When Sheriff Dale “Frog” Ford was called to the home of Eddie Ray and Janet Denton on Sunday morning, he never imagined the horror awaiting him.
However, on Sunday morning, Sept. 2, around 7:45 a.m., he was notified of a situation and arrived on the scene to find three miniature horses with multiple lacerations across their body, but mainly in their head and neck areas – lying dead at various spots in Denton’s pen.
Ford contacted Kentucky Department of Fish and Wildlife immediately to come to the scene to provide help in discerning what animals could have caused the carnage.
According to Ford, one F&W representative came to the scene and took pictures of horses and one track which resembled a large feline – or cat track – in the mud next to one of the horses’ body.
Ford noted, at that time, the biologist agreed that the killing looked to be the handiwork of some sort of big cat — with many suspecting a mountain lion had been the culprit. The biologist then left the scene without taking any samples, cast molds nor any other types of testing, Ford said.
Another F&W officer did come to the scene around six hours later, he added, and made additional pictures, Ford added.
As news of the situation spread, news outlets contacted Ford who advised the public to exercise caution until
the manner of death could be confirmed, especially with small children outside, animals and livestock.
“It’s a matter of public safety, I think,” he said. “I felt it was extremely important for the public to be aware and I still do.”
However, on Tuesday morning, Ford was shocked to receive a Face Book message from an account listed to Dave Baker, the Information Branch Manager at Kentucky Department of Fish and Wildlife which read:
“Please update your website to reflect that the animals were shot, not mauled by a large cat. It’s causing unnecessary panic out there. You can verify through (officer and biologist’s names removed but listed with contact information). Please address this asap.”
To which Ford replied “bull—-. They came down there and took measurements of the bite wounds and the track found at the scene and even stated it was a cat, but he couldn’t tell exactly what kind of cat it was — but that it was definitely larger than a bobcat.”
Ford also pointed out that over the past two months, Denton had experienced most of his chickens being killed, along with 18 of his ducks from his pond, but during that time, he felt that it was the work of bobcats or coyotes. However, looking back now, Denton wonders if the cat had been in the area the whole time.
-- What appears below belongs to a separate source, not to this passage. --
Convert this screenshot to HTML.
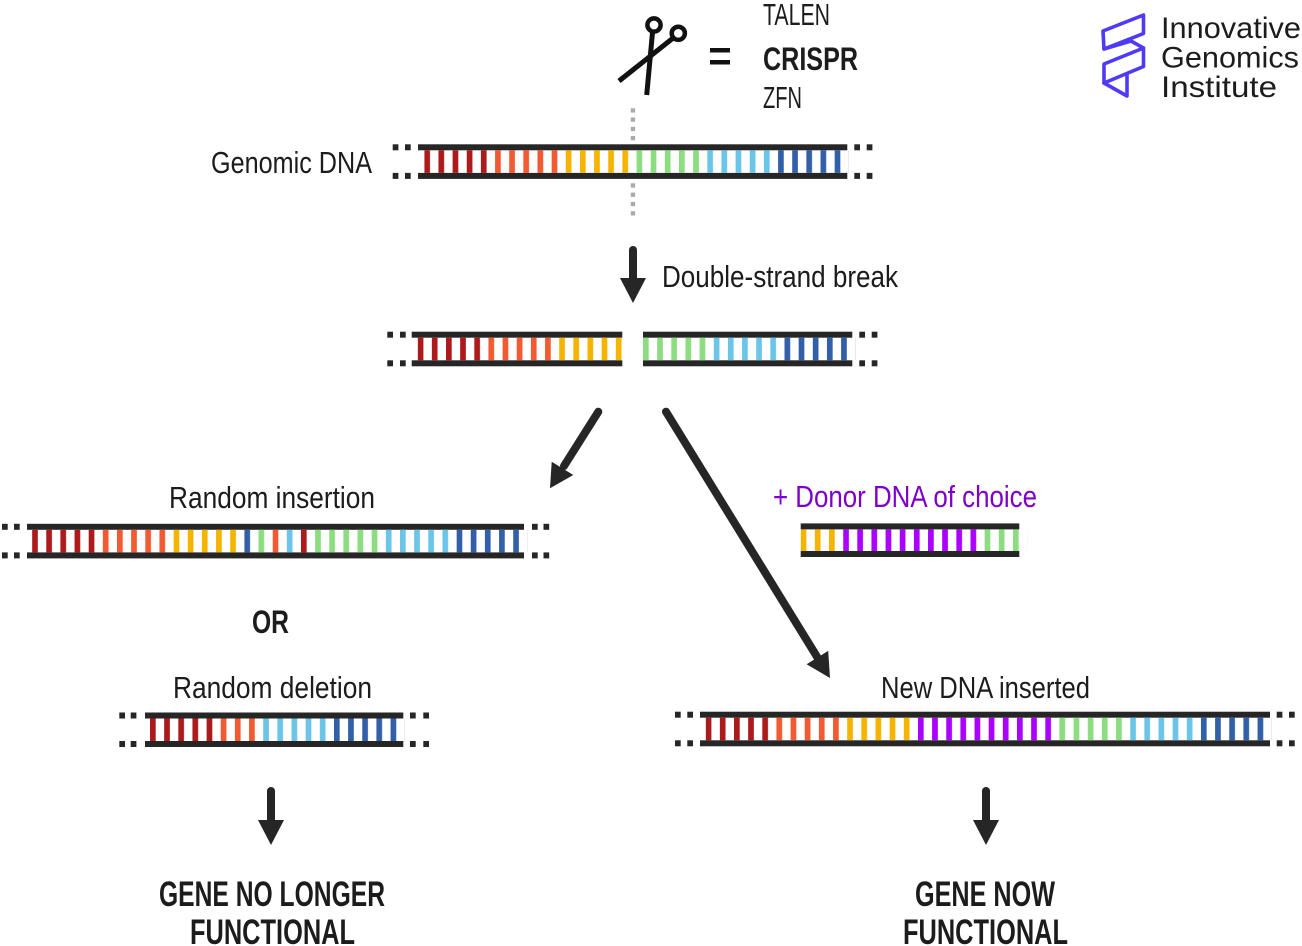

“I’ve had reports of mountain lions being spotted throughout the county sporadically for the past few months,” Ford said, “but these were all unconfirmed.” Since this incident has occurred, Ford has received a picture of what appears to be a large cat – possibly a mountain lion – approximately three miles on the east side of Tompkinsville. (Denton’s property, as the crow flies, is about a mile from the City limits, Ford added.)
“My gut feeling is that this is some sort of large cat and my concern is public safety first. If this is actually a mountain lion, other livestock such as Denton’s horses, or even humans, could be at risk,” he added.
“I don’t really care if everyone doesn’t believe us — or makes fun of us for issuing these warnings,” Ford said. “But I’d rather be wrong and cautious than to be right and something serious occur again.
Ford also noted that within 500 feet of the dead horses laid a family’s pet Husky, with injuries which led them to believe it was related while another dog in the area was documented with scrapes and scratches after the night of Sept. 1.
“I’ve been very disappointed in the assistance we have asked for and what we haven’t received from Fish and Wildlife. They (F&W) haven’t answered many of the news media’s calls for information – and one media source said they were going to study the animals – that would be a little hard to do since they told the owners they could do what they wanted to with the bodies and they’ve been buried,” Ford said.
If you notice anything suspicious, call the Sheriff’s Office at 270-487-6622. “And be prepared to protect your family and your property at all times,” Ford said. “These animals – if it is a mountain lion – are not native to this area, so they’re not protected by federal laws. Do what you have to do,” Ford said.